Exercise brief:
Identify each line containing the word "this" and copy it.

Given information:
···
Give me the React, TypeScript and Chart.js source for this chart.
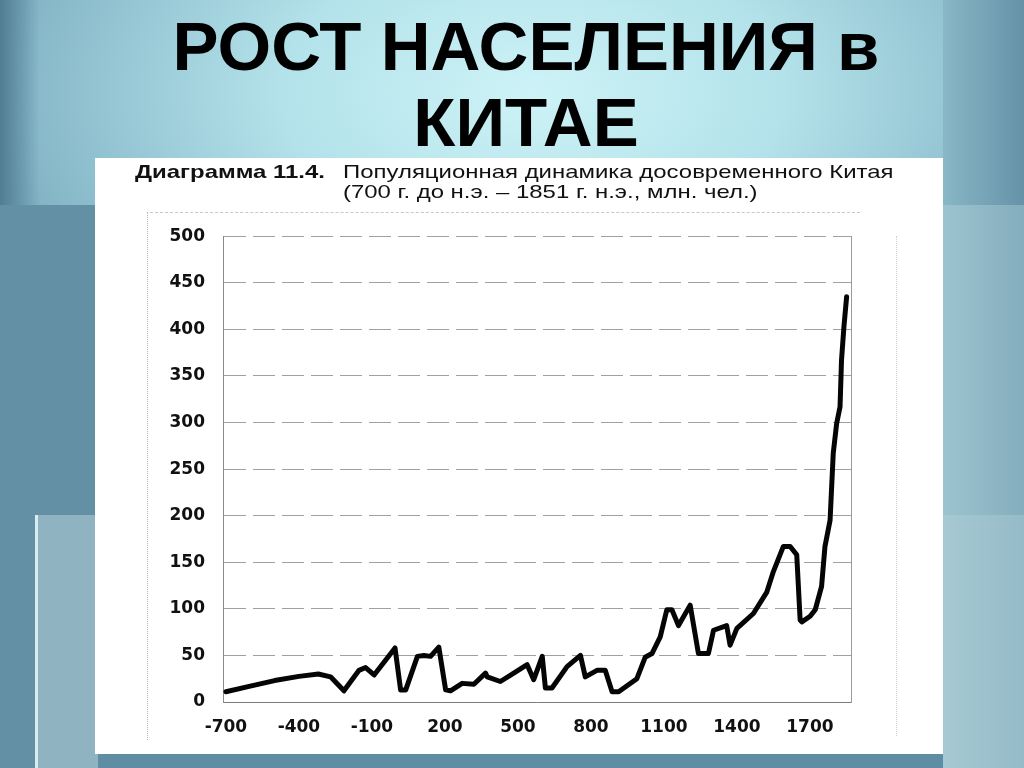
···
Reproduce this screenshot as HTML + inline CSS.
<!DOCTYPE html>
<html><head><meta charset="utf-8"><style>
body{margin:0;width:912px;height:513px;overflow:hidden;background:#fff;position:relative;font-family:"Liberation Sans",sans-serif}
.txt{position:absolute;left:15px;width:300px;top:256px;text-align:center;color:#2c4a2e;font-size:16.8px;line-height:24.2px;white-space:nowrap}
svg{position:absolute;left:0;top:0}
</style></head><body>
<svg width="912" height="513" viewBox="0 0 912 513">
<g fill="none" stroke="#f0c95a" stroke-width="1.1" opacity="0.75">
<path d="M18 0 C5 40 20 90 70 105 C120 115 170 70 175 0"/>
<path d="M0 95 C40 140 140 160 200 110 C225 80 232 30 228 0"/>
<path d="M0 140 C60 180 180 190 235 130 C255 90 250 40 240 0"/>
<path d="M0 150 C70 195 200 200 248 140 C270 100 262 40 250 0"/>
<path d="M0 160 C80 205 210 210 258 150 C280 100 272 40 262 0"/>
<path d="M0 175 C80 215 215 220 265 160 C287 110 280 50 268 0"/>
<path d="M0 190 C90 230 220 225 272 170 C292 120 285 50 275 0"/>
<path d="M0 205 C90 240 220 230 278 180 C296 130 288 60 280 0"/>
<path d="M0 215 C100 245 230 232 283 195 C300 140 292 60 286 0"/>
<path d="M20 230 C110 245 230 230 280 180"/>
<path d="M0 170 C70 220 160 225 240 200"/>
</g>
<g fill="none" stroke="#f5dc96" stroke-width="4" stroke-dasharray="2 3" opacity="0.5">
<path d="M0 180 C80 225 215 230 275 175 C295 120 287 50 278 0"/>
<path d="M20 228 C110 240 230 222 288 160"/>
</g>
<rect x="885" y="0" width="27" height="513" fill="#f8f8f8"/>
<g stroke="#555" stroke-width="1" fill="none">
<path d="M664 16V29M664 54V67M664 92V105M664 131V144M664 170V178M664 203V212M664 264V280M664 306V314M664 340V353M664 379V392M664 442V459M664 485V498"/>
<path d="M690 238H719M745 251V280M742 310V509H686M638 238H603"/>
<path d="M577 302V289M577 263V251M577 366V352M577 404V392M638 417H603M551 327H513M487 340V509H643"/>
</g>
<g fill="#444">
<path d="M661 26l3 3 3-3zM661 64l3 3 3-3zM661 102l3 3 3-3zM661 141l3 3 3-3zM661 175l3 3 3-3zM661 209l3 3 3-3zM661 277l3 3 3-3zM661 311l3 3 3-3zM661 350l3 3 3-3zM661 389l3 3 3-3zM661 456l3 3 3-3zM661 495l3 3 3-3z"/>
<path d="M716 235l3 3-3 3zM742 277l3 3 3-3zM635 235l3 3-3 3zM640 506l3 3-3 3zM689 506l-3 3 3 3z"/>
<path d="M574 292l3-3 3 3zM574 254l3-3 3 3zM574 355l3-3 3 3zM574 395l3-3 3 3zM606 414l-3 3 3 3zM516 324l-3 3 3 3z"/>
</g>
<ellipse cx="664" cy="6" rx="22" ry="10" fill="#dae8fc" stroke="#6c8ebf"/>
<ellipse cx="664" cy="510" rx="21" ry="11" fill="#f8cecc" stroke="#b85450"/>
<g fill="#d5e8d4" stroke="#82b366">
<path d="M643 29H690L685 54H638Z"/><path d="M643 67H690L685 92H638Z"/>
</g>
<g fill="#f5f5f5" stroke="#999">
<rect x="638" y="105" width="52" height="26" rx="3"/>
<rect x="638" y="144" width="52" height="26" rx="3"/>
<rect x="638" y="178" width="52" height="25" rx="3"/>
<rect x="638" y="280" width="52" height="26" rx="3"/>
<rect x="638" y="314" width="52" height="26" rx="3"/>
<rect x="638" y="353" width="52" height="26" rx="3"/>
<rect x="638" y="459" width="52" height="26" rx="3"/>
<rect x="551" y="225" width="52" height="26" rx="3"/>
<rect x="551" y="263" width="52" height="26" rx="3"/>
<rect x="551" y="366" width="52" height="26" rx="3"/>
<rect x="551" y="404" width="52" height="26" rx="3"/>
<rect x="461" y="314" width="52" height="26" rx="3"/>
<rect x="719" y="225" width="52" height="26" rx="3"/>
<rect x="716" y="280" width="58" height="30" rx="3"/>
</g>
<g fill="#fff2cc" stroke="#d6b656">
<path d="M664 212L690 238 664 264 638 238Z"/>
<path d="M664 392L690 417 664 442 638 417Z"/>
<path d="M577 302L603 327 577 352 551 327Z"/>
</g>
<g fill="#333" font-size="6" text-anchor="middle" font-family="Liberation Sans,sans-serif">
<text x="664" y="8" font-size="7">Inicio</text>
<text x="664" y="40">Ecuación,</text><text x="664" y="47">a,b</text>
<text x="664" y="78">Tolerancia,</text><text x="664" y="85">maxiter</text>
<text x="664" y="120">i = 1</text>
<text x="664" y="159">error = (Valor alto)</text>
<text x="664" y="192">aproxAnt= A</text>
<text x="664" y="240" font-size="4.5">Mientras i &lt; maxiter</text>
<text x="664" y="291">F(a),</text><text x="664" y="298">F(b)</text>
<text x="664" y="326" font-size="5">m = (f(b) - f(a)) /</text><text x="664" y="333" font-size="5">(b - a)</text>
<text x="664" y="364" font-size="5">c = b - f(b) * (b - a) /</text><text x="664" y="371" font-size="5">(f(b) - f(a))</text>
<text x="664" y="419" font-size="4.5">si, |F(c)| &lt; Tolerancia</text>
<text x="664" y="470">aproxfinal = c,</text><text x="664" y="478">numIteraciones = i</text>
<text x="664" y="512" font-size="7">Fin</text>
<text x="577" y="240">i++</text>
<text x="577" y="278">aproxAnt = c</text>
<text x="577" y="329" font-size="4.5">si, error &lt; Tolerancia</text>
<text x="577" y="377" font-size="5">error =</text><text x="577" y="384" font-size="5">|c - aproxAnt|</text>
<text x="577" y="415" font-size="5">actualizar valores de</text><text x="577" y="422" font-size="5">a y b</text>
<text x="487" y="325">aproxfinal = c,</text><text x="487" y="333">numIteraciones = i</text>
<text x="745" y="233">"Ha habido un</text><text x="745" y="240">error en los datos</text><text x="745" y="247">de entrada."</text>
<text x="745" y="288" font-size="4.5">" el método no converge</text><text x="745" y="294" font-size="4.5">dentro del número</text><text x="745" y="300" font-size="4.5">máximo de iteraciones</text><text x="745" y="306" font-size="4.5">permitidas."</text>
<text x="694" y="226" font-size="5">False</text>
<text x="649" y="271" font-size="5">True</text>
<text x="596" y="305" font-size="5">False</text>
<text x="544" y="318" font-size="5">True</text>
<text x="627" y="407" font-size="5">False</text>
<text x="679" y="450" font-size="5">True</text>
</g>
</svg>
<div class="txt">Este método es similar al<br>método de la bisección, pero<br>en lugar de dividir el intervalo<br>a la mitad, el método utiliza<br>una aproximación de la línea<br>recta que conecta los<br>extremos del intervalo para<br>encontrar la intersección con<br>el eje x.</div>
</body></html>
···
Response below:
Give me the React, TypeScript and Chart.js source for this chart.
Reproduce this screenshot as HTML + inline CSS.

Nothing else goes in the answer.